EXERCISE DIRECTIONS
Exactly and only the lines from the first entry through the line with "markersize=3.2, color='blue', zorder=4)" should be copied, both ends included, with no pictures.

MATERIAL SUPPLIED
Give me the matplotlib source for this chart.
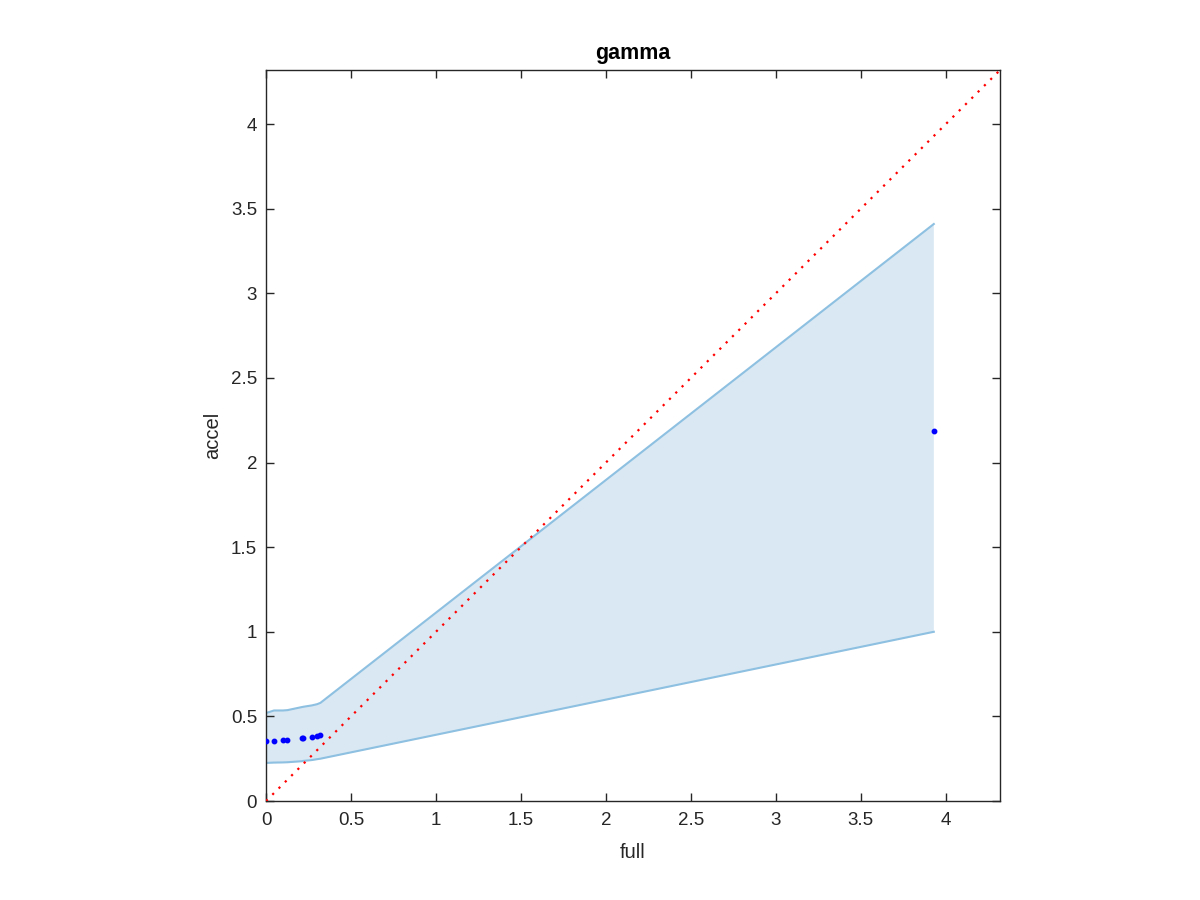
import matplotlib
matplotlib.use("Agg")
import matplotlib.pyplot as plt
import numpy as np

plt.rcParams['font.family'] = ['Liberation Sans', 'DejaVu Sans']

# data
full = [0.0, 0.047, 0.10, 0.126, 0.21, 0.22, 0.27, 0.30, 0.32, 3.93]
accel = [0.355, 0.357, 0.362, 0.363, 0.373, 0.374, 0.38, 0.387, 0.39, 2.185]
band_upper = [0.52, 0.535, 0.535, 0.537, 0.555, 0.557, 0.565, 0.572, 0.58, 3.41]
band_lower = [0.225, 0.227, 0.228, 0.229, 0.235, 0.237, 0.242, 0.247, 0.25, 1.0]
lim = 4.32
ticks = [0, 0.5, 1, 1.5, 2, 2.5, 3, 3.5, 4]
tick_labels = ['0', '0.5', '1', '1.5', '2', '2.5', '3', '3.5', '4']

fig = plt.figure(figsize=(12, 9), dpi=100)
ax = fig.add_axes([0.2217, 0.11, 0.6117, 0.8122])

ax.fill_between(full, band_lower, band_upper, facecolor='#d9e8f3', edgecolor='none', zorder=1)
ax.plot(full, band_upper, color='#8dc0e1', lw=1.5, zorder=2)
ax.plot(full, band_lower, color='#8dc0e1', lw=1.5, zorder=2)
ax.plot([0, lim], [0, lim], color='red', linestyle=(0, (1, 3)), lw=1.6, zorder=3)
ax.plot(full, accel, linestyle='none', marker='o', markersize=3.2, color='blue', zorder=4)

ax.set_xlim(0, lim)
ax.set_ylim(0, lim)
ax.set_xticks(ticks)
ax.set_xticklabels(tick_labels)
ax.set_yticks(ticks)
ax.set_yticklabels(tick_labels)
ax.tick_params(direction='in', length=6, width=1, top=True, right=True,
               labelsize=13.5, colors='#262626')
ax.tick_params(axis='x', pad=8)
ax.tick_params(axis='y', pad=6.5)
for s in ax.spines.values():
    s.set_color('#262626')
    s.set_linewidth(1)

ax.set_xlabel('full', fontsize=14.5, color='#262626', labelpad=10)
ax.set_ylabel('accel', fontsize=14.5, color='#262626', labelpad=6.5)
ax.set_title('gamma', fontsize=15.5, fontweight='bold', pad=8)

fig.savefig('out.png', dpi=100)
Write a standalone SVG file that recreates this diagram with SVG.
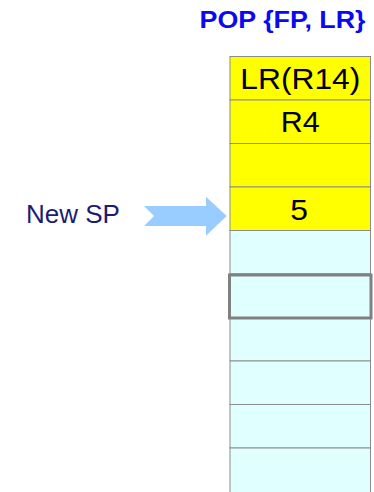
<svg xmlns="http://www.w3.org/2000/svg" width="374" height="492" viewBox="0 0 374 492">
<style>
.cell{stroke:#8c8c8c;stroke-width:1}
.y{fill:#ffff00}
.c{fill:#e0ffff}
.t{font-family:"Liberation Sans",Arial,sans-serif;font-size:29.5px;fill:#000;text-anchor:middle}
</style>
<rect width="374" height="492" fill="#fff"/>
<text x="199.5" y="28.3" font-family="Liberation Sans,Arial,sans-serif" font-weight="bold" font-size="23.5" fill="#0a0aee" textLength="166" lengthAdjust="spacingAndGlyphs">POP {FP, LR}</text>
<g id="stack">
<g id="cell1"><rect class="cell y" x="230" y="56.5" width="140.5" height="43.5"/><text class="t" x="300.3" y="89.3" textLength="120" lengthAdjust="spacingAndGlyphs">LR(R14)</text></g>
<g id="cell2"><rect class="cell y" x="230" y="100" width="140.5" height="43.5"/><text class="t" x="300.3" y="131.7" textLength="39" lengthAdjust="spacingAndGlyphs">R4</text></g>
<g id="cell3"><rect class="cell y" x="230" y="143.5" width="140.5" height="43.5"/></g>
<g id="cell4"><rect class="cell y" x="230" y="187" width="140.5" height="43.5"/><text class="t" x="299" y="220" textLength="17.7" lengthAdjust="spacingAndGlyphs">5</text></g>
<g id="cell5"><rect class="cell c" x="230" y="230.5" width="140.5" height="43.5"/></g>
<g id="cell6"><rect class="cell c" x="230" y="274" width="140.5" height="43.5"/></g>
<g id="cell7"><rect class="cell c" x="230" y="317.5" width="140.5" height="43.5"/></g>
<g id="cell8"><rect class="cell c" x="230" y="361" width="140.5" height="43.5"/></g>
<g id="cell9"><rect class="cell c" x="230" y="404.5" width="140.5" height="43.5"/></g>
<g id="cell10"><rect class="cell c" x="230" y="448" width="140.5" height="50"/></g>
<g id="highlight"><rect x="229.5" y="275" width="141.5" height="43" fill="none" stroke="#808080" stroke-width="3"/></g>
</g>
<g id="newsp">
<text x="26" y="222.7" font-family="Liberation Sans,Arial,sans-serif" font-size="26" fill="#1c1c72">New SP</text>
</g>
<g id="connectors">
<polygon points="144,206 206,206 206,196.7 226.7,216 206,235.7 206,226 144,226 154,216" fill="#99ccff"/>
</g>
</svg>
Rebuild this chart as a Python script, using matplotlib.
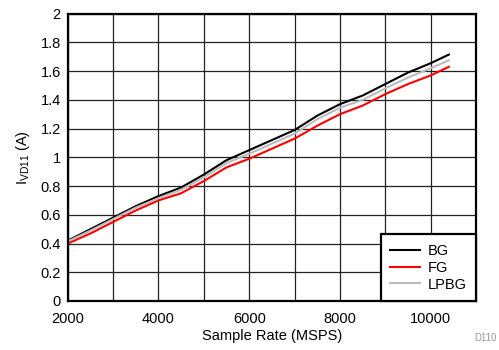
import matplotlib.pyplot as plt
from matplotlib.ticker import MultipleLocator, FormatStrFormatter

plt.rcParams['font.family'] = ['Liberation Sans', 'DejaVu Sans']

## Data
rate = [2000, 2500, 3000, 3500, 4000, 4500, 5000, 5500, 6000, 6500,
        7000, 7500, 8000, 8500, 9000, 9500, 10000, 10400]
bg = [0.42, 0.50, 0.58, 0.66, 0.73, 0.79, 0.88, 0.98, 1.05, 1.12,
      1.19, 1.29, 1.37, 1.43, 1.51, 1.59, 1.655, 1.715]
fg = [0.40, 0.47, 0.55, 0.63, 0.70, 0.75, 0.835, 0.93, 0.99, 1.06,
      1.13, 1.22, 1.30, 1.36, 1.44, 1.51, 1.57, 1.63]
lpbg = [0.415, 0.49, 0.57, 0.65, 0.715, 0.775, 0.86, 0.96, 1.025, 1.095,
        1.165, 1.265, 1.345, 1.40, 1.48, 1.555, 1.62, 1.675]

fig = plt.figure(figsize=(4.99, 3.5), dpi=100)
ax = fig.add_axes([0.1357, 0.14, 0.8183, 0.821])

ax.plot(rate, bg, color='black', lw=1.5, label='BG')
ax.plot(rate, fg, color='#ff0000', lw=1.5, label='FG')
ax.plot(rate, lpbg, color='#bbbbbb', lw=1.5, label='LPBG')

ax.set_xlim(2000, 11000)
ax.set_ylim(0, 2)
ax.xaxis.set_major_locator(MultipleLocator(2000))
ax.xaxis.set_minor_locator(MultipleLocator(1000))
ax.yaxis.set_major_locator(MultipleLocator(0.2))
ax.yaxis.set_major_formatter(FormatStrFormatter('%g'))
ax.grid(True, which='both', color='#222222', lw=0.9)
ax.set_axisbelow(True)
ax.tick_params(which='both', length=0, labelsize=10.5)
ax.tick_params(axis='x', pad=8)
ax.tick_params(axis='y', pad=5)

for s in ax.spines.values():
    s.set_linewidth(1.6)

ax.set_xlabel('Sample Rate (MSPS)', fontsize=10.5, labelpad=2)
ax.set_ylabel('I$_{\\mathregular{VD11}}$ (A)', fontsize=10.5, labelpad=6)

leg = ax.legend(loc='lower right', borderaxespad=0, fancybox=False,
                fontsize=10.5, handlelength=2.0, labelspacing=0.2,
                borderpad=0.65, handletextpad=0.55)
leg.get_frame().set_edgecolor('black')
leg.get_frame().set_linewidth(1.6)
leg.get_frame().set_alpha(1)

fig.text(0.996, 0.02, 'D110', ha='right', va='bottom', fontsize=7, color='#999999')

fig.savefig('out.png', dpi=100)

FULL RESPONSE
Give me the matplotlib source for this chart.
import matplotlib
matplotlib.use("Agg")
import matplotlib.pyplot as plt
import numpy as np

plt.rcParams['font.family'] = ['Liberation Sans', 'DejaVu Sans']

# data
full = [0.0, 0.047, 0.10, 0.126, 0.21, 0.22, 0.27, 0.30, 0.32, 3.93]
accel = [0.355, 0.357, 0.362, 0.363, 0.373, 0.374, 0.38, 0.387, 0.39, 2.185]
band_upper = [0.52, 0.535, 0.535, 0.537, 0.555, 0.557, 0.565, 0.572, 0.58, 3.41]
band_lower = [0.225, 0.227, 0.228, 0.229, 0.235, 0.237, 0.242, 0.247, 0.25, 1.0]
lim = 4.32
ticks = [0, 0.5, 1, 1.5, 2, 2.5, 3, 3.5, 4]
tick_labels = ['0', '0.5', '1', '1.5', '2', '2.5', '3', '3.5', '4']

fig = plt.figure(figsize=(12, 9), dpi=100)
ax = fig.add_axes([0.2217, 0.11, 0.6117, 0.8122])

ax.fill_between(full, band_lower, band_upper, facecolor='#d9e8f3', edgecolor='none', zorder=1)
ax.plot(full, band_upper, color='#8dc0e1', lw=1.5, zorder=2)
ax.plot(full, band_lower, color='#8dc0e1', lw=1.5, zorder=2)
ax.plot([0, lim], [0, lim], color='red', linestyle=(0, (1, 3)), lw=1.6, zorder=3)
ax.plot(full, accel, linestyle='none', marker='o', markersize=3.2, color='blue', zorder=4)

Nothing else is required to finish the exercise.